China is resisting pressure to become a locomotive to pull the floundering US economy out of its hole, notably by stubbornly pegging its yuan to the dollar, a senior IMF official said Tuesday.
Right now, the booming economies of emerging markets Brazil, India and China are like "rockets" being fuelled by US and European investor inflows, Nicolas Eyzaguirre, the head of the IMF's Western Hemisphere Department, told a business conference in Sao Paulo.
In return, slumping developed countries are trying "to attach ropes to those rockets to drag themselves out" of their low-growth situations, he told the event, hosted by Britain's magazine The Economist.
But "China is avoiding being caught by the rope," Eyzaguirre said, pointing specifically to Beijing's policy of keeping its currency in line with the sliding US dollar.

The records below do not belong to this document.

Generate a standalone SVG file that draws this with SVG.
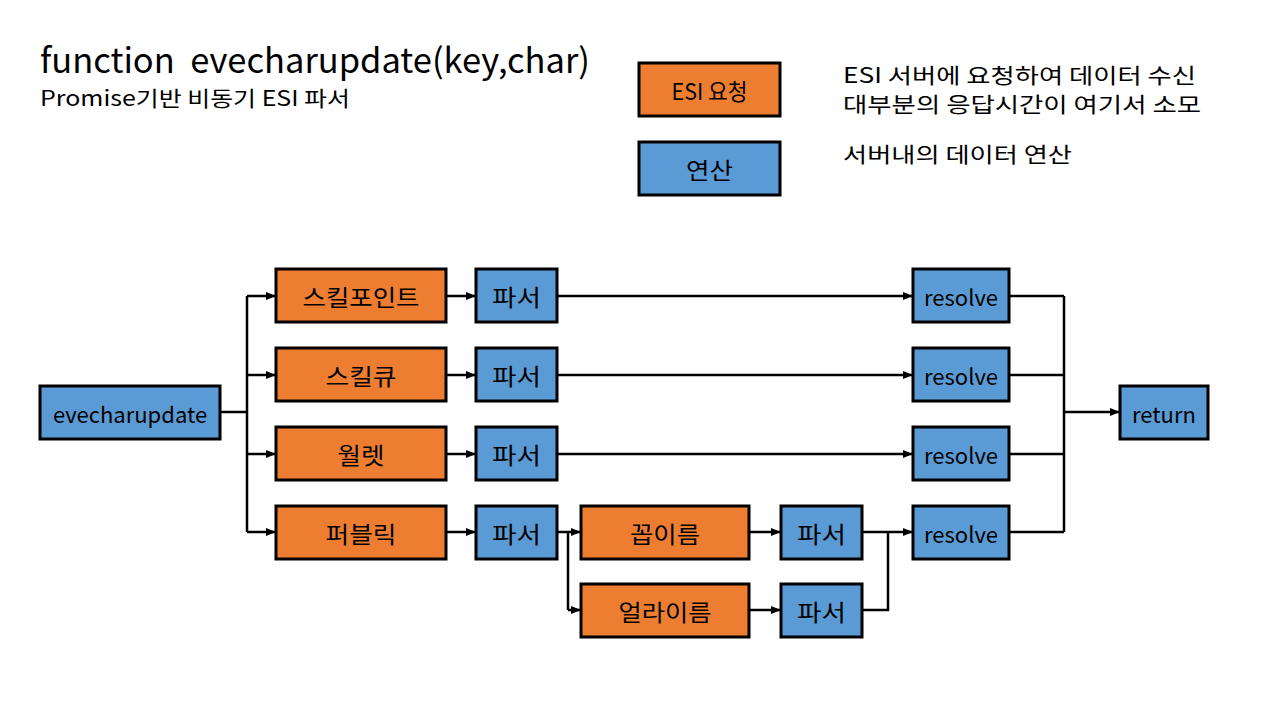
<svg xmlns="http://www.w3.org/2000/svg" width="1280" height="720" viewBox="0 0 1280 720">
<defs>
<marker id="arr" viewBox="0 0 10 10" refX="10" refY="5" markerWidth="4" markerHeight="4" orient="auto" markerUnits="strokeWidth"><path d="M0,1 L10,5 L0,9 z" fill="#000"/></marker>
<style>
text{font-family:"Noto Sans CJK KR","Malgun Gothic","Noto Sans",sans-serif;fill:#000}
.o{fill:#ED7D31;stroke:#000;stroke-width:3}
.b{fill:#5B9BD5;stroke:#000;stroke-width:3}
.t{font-size:22px;text-anchor:middle;dominant-baseline:central}
.k{font-size:23px}
.c{fill:none;stroke:#000;stroke-width:2.5}
.a{marker-end:url(#arr)}
</style>
</defs>
<rect width="1280" height="720" fill="#fff"/>
<text x="40" y="73" font-size="34" textLength="550" lengthAdjust="spacingAndGlyphs">function&#160; evecharupdate(key,char)</text>
<text x="40" y="106" font-size="21" textLength="310" lengthAdjust="spacingAndGlyphs">Promise기반 비동기 ESI 파서</text>

<g id="legend-esi"><rect class="o" x="639" y="63" width="141" height="53"/><text class="t k" x="709.5" y="89.5" textLength="76" lengthAdjust="spacingAndGlyphs">ESI 요청</text></g>
<g id="legend-calc"><rect class="b" x="639" y="142" width="141" height="53"/><text class="t k" x="709.5" y="168.5" textLength="47" lengthAdjust="spacingAndGlyphs">연산</text></g>
<g id="legend-text">
<text x="843" y="83" font-size="21" textLength="353" lengthAdjust="spacingAndGlyphs">ESI 서버에 요청하여 데이터 수신</text>
<text x="843" y="112" font-size="21" textLength="358" lengthAdjust="spacingAndGlyphs">대부분의 응답시간이 여기서 소모</text>
<text x="843" y="162" font-size="21" textLength="229" lengthAdjust="spacingAndGlyphs">서버내의 데이터 연산</text>
</g>

<g id="connectors">
<path class="c" d="M220,412 H247 M247,296 V532"/>
<path class="c a" d="M247,296 H276"/>
<path class="c a" d="M247,375 H276"/>
<path class="c a" d="M247,454 H276"/>
<path class="c a" d="M247,532 H276"/>
<path class="c a" d="M446,296 H476"/>
<path class="c a" d="M446,375 H476"/>
<path class="c a" d="M446,454 H476"/>
<path class="c a" d="M446,532 H476"/>
<path class="c a" d="M557,296 H913"/>
<path class="c a" d="M557,375 H913"/>
<path class="c a" d="M557,454 H913"/>
<path class="c" d="M557,532 H568 M568,532 V610"/>
<path class="c a" d="M568,532 H581"/>
<path class="c a" d="M568,610 H581"/>
<path class="c a" d="M749,532 H781"/>
<path class="c a" d="M749,610 H781"/>
<path class="c a" d="M862,532 H913"/>
<path class="c" d="M862,610 H888 V532"/>
<path class="c" d="M1009,296 H1064 M1009,375 H1064 M1009,454 H1064 M1009,532 H1064 M1064,296 V532"/>
<path class="c a" d="M1064,412 H1120"/>
</g>

<g id="n-eve"><rect class="b" x="40" y="386" width="180" height="53"/><text class="t" x="130" y="412.5">evecharupdate</text></g>
<g id="n-skillpoint"><rect class="o" x="276" y="269" width="170" height="53"/><text class="t k" x="361" y="295.5" textLength="117" lengthAdjust="spacingAndGlyphs">스킬포인트</text></g>
<g id="n-skillqueue"><rect class="o" x="276" y="348" width="170" height="53"/><text class="t k" x="361" y="374.5" textLength="71" lengthAdjust="spacingAndGlyphs">스킬큐</text></g>
<g id="n-wallet"><rect class="o" x="276" y="427" width="170" height="53"/><text class="t k" x="361" y="453.5" textLength="47" lengthAdjust="spacingAndGlyphs">월렛</text></g>
<g id="n-public"><rect class="o" x="276" y="506" width="170" height="53"/><text class="t k" x="361" y="532.5" textLength="71" lengthAdjust="spacingAndGlyphs">퍼블릭</text></g>
<g id="n-parser1"><rect class="b" x="476" y="269" width="81" height="53"/><text class="t k" x="516.5" y="295.5" textLength="49" lengthAdjust="spacingAndGlyphs">파서</text></g>
<g id="n-parser2"><rect class="b" x="476" y="348" width="81" height="53"/><text class="t k" x="516.5" y="374.5" textLength="49" lengthAdjust="spacingAndGlyphs">파서</text></g>
<g id="n-parser3"><rect class="b" x="476" y="427" width="81" height="53"/><text class="t k" x="516.5" y="453.5" textLength="49" lengthAdjust="spacingAndGlyphs">파서</text></g>
<g id="n-parser4"><rect class="b" x="476" y="506" width="81" height="53"/><text class="t k" x="516.5" y="532.5" textLength="49" lengthAdjust="spacingAndGlyphs">파서</text></g>
<g id="n-corp"><rect class="o" x="581" y="506" width="168" height="53"/><text class="t k" x="665" y="532.5" textLength="70" lengthAdjust="spacingAndGlyphs">꼽이름</text></g>
<g id="n-alliance"><rect class="o" x="581" y="584" width="168" height="53"/><text class="t k" x="665" y="610.5" textLength="93" lengthAdjust="spacingAndGlyphs">얼라이름</text></g>
<g id="n-parser5"><rect class="b" x="781" y="506" width="81" height="53"/><text class="t k" x="821.5" y="532.5" textLength="49" lengthAdjust="spacingAndGlyphs">파서</text></g>
<g id="n-parser6"><rect class="b" x="781" y="584" width="81" height="53"/><text class="t k" x="821.5" y="610.5" textLength="49" lengthAdjust="spacingAndGlyphs">파서</text></g>
<g id="n-resolve1"><rect class="b" x="913" y="269" width="96" height="53"/><text class="t" x="961" y="295.5">resolve</text></g>
<g id="n-resolve2"><rect class="b" x="913" y="348" width="96" height="53"/><text class="t" x="961" y="374.5">resolve</text></g>
<g id="n-resolve3"><rect class="b" x="913" y="427" width="96" height="53"/><text class="t" x="961" y="453.5">resolve</text></g>
<g id="n-resolve4"><rect class="b" x="913" y="506" width="96" height="53"/><text class="t" x="961" y="532.5">resolve</text></g>
<g id="n-return"><rect class="b" x="1120" y="386" width="88" height="53"/><text class="t" x="1164" y="412.5">return</text></g>
</svg>
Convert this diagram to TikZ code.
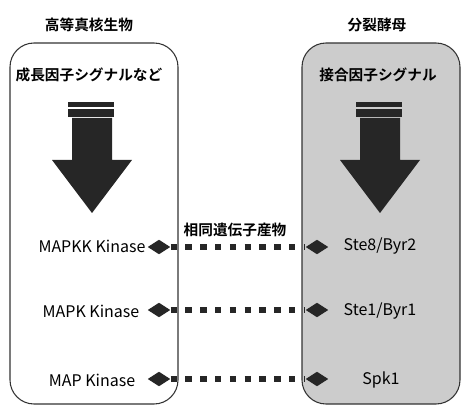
\documentclass[tikz,border=0pt]{standalone}
\usepackage{fontspec}
\setmainfont{Noto Sans CJK JP}[BoldFont={Noto Sans CJK JP Bold}]
\usetikzlibrary{shapes.geometric}
\definecolor{yeastgray}{gray}{0.8}
\tikzstyle{orgbox} = [draw=black!80, thick, rounded corners=18pt]
\tikzstyle{heading} = [font=\fontsize{11}{13}\selectfont\bfseries]
\tikzstyle{kinase} = [font=\fontsize{12}{14}\selectfont, inner sep=0pt]
\tikzstyle{end} = [diamond, fill=black!85, inner sep=0pt, minimum width=17pt, minimum height=11pt]
\tikzstyle{homolog} = [black!85, line width=4.8pt, dash pattern=on 4.8pt off 6.3pt]

\begin{document}
\begin{tikzpicture}[x=0.75pt, y=-0.75pt]
\useasboundingbox (0,0) rectangle (461,406);
% the two organisms
\draw[orgbox] (10,43) rectangle (178,404);
\draw[orgbox, fill=yeastgray] (302,43) rectangle (460,404);
\node[heading] (higher) at (89,25) {高等真核生物};
\node[heading] (yeast) at (377,25) {分裂酵母};
\node[heading] (growth) at (89,75) {成長因子シグナルなど};
\node[heading] (mating) at (378,75) {接合因子シグナル};
% signal arrows
\foreach \cx in {92,380} {
  \fill[black!85] (\cx-24,102) rectangle (\cx+22,107);
  \fill[black!85] (\cx-24,109) rectangle (\cx+22,117);
  \fill[black!85] (\cx-20,118) -- (\cx+20,118) -- (\cx+20,160) -- (\cx+40,160)
    -- (\cx,213) -- (\cx-40,160) -- (\cx-20,160) -- cycle;
}
% kinases
\node[kinase] (mapkkk) at (92,246) {MAPKK Kinase};
\node[kinase] (mapkk) at (91,311) {MAPK Kinase};
\node[kinase] (mapk) at (92,380) {MAP Kinase};
\node[kinase] (ste8) at (380,246) {Ste8/Byr2};
\node[kinase] (ste1) at (380,311) {Ste1/Byr1};
\node[kinase] (spk1) at (381,380) {Spk1};
\node[heading] (homol) at (235,230) {相同遺伝子産物};
\foreach \n/\y in {1/247,2/310,3/379} {
  \node[end] (l\n) at (159,\y) {};
  \node[end] (r\n) at (317,\y) {};
  \draw[homolog] (l\n) -- (r\n);
}
\end{tikzpicture}
\end{document}
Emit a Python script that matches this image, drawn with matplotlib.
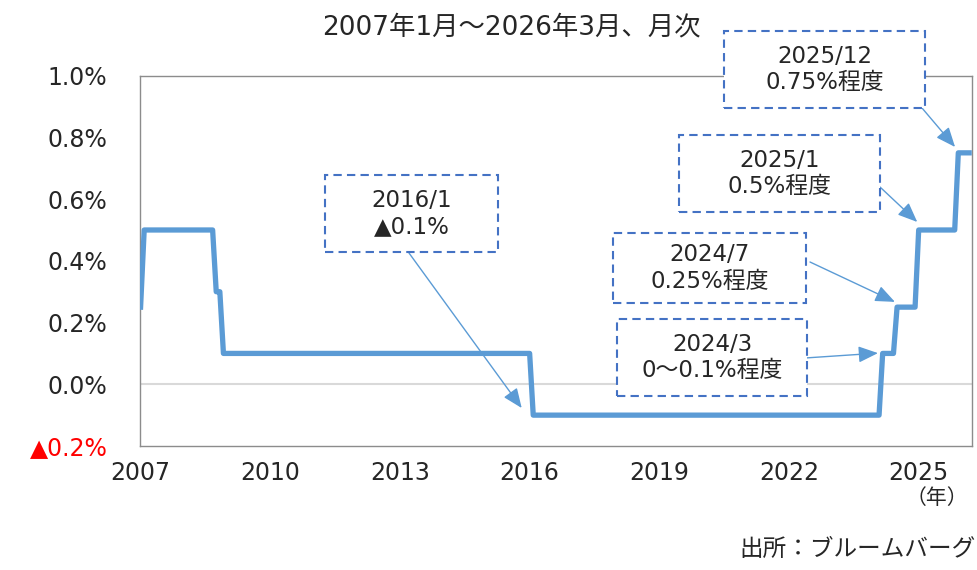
import numpy as np
import pandas as pd
import matplotlib
matplotlib.use("Agg")
from matplotlib import pyplot as plt
from matplotlib.patches import Rectangle

plt.rcParams['font.family'] = ['DejaVu Sans', 'Noto Sans CJK JP']

# policy rate changes (month the new level first shows, %)
change_months = ["2007-01", "2007-02", "2008-10", "2008-12", "2016-02",
                 "2024-03", "2024-07", "2025-01", "2025-12"]
change_rates = [0.25, 0.5, 0.3, 0.1, -0.1, 0.1, 0.25, 0.5, 0.75]
start_month = "2007-01"
end_month = "2026-03"

year_ticks = [2007, 2010, 2013, 2016, 2019, 2022, 2025]
y_ticks = [-0.2, 0.0, 0.2, 0.4, 0.6, 0.8, 1.0]

notes = ["2016/1\n▲0.1%", "2024/3\n0～0.1%程度", "2024/7\n0.25%程度",
         "2025/1\n0.5%程度", "2025/12\n0.75%程度"]
# box: left, top, right, bottom in pixels (top-left origin)
note_boxes = [(325, 175, 498, 252), (617, 319, 807, 396), (613, 233, 806, 303),
              (679, 135, 880, 212), (724, 31, 925, 108)]
arrow_from = [(409, 253), (805, 358), (810, 262), (880, 187), (922, 108)]
# arrow tip in data coords (month index, %)
arrow_to = [(105.8, -0.077), (204.7, 0.101), (209.4, 0.267), (215.6, 0.526), (226.1, 0.769)]

months = pd.period_range(start_month, end_month, freq="M")
s = pd.Series(change_rates, index=pd.PeriodIndex(change_months, freq="M"))
rate = s.reindex(months).ffill().values
x = np.arange(len(months))

W, H = 978, 570
fig = plt.figure(figsize=(W / 100, H / 100), dpi=100)
ax = fig.add_axes([139.5 / W, 1 - 446 / H, (972 - 139.5) / W, (446 - 75.7) / H])


def fp(px, py):
    return px / W, 1 - py / H


ax.axhline(0, color="#d9d9d9", lw=1.5, zorder=1)
ax.plot(x, rate, color="#5b9bd5", lw=3.8, solid_joinstyle="round", zorder=3)

ax.set_xlim(-0.3, 230.8)
ax.set_ylim(-0.2, 1.0)
xt = [(yr - 2007) * 12 for yr in year_ticks]
ax.set_xticks(xt)
ax.set_xticklabels([str(yr) for yr in year_ticks])
ax.set_yticks(y_ticks)
ylab = []
for v in y_ticks:
    ylab.append("▲%.1f%%" % abs(v) if v < 0 else "%.1f%%" % v)
ax.set_yticklabels(ylab)
ax.tick_params(length=0, labelsize=17, colors="#262626")
ax.tick_params(axis="x", pad=11)
ax.tick_params(axis="y", pad=23)
for t, v in zip(ax.get_yticklabels(), y_ticks):
    if v < 0:
        t.set_color("red")
for sp in ax.spines.values():
    sp.set_color("#8c8c8c")
    sp.set_linewidth(1)

for txt, (l, t, r, b), (sx, sy), tip in zip(notes, note_boxes, arrow_from, arrow_to):
    ax.annotate("", xy=tip, xycoords="data", xytext=fp(sx, sy), textcoords="figure fraction",
                arrowprops=dict(arrowstyle="-|>,head_length=0.6,head_width=0.25",
                                mutation_scale=20, color="#5b9bd5", lw=1,
                                shrinkA=0, shrinkB=0), zorder=4)
    x0, y0 = fp(l, b)
    x1, y1 = fp(r, t)
    rect = Rectangle((x0, y0), x1 - x0, y1 - y0, transform=fig.transFigure,
                     facecolor="white", edgecolor="#4472c4", lw=1.5,
                     linestyle=(0, (4, 2.5)), zorder=5)
    fig.add_artist(rect)
    cx, cy = fp((l + r) / 2, (t + b) / 2)
    fig.text(cx, cy, txt, ha="center", va="center", fontsize=16.5, color="#262626",
             linespacing=1.2, zorder=6)

fig.text(*fp(511, 27), "2007年1月～2026年3月、月次", ha="center", va="center",
         fontsize=19, color="#262626")
fig.text(*fp(968, 498), "（年）", ha="right", va="center", fontsize=15, color="#262626")
fig.text(*fp(976, 549), "出所：ブルームバーグ", ha="right", va="center", fontsize=17,
         color="#262626")

fig.savefig("out.png", dpi=100)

The currency issue is the headline topic of a G20 summit in South Korea later this week.
Brazil has voiced the anger felt by several countries over a "currency war" seen being waged between the United States and China, in which their monies are being devalued to secure an export advantage at the expense of other nations.
A fellow speaker at the conference, Alfonso Celso Pastore, a former head of Brazil's central bank said the US government had little option but to print money, as it was doing, to devalue the dollar and hope for an export-driven recovery.